Excluding food and energy prices, core consumer prices rose by 0.2 percent for the fifth consecutive month. The uptick in core prices matched economist estimates.

The Labor Department said the annual rate of consume price growth slowed to 1.6 percent in January from 1.9 percent in December, showing the slowest rate of growth since June of 2017.

Meanwhile, the report said the annual rate of core consumer price growth was unchanged from the two previous months at 2.2 percent.

How the Producer Price Index (PPI) differs from the Consumer Price Index (CPI)?

The Producer Price Index (PPI) of the Bureau of Labor Statistics (BLS) is a family of indexes that measures the average change over time in prices received (price changes) by producers for domestically produced goods, services, and construction. PPIs measure price change from the perspective of the seller. This contrasts with other measures, such as the Consumer Price Index (CPI). CPIs measure price change from the purchaser’s perspective.

While both the PPI and CPI measure price change over time for a fixed set of goods and services, they differ in two critical areas: (1) the composition of the set of goods and services, and (2) the types of prices collected for the included goods and services.

The target set of goods and services included in the PPIs is the entire marketed output of U.S. producers. The set includes both goods and services purchased by other producers as inputs to their operations or as capital investment, as well as goods and services purchased by consumers either directly from the service producer or indirectly from a retailer. Because the PPI target is the output of U.S. producers, imports are excluded. The target set of items included in the CPI is the set of goods and services purchased for consumption purposes by urban U.S. households. This set includes imports.

The price collected for an item included in the PPIs is the revenue received by its producer.
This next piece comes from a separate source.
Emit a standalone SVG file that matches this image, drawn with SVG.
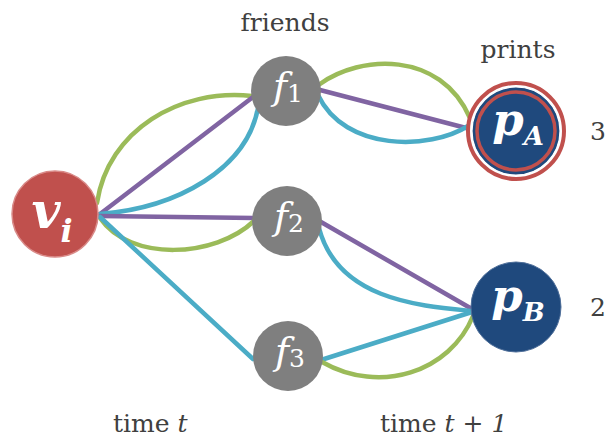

Sales and excise taxes are not included in the price because they do not represent revenue to the producer. The price collected for an item included in the CPI is the out-of-pocket expenditure by a consumer for the item. Sales and excise taxes are included in the price because they are necessary expenditures by the consumer for the item.

The differences between the PPI and CPI are consistent with the different uses of the two measures. A primary use of the PPI is to deflate revenue streams in order to measure real growth in output. A primary use of the CPI is to adjust income and expenditure streams for changes in the cost of living.

The composition of items in the Finished Goods Price Index differs from that of the All Items Consumer Price Index in two major respects. First, the Finished Goods Price Index includes price changes for producers’ durable equipment, which are not purchased by typical consumers and, therefore, are not included in the CPI. Second, the All Items CPI includes services which are not reflected in the Finished Goods Price Index. An additional difference is that the Finished Goods Price Index is only available at the U.S. level, while the All Items CPI is available at the regional, metropolitan area, and U.S. levels.

Although some data users utilize the PPI as a potential indicator of the Consumer Price Index (CPI), there are many reasons why the PPI and the CPI may diverge. The scope of the personal consumption portion of the PPI includes all marketable output sold by domestic producers for households. The scope of the CPI includes goods and services provided by business or government, where explicit user charges are paid by consumers. For example, the most heavily weighted item in the CPI, owners’ equivalent rent, is excluded from the PPI. The scope of the CPI includes imports. The PPI excludes imports. The CPI only includes components of personal consumption directly paid for by the consumers, while the PPI includes components of personal consumption that may not be paid for by consumers. For example, the PPI includes medical services paid for by third parties. In contrast to CPI, PPI does not completely cover services. PPIs exclude taxes, since they do not represent producer revenue. Conversely, sales and other taxes paid by consumers are part of household expenditure and are included in the CPI. Additional technical differences between PPI and CPI also exist.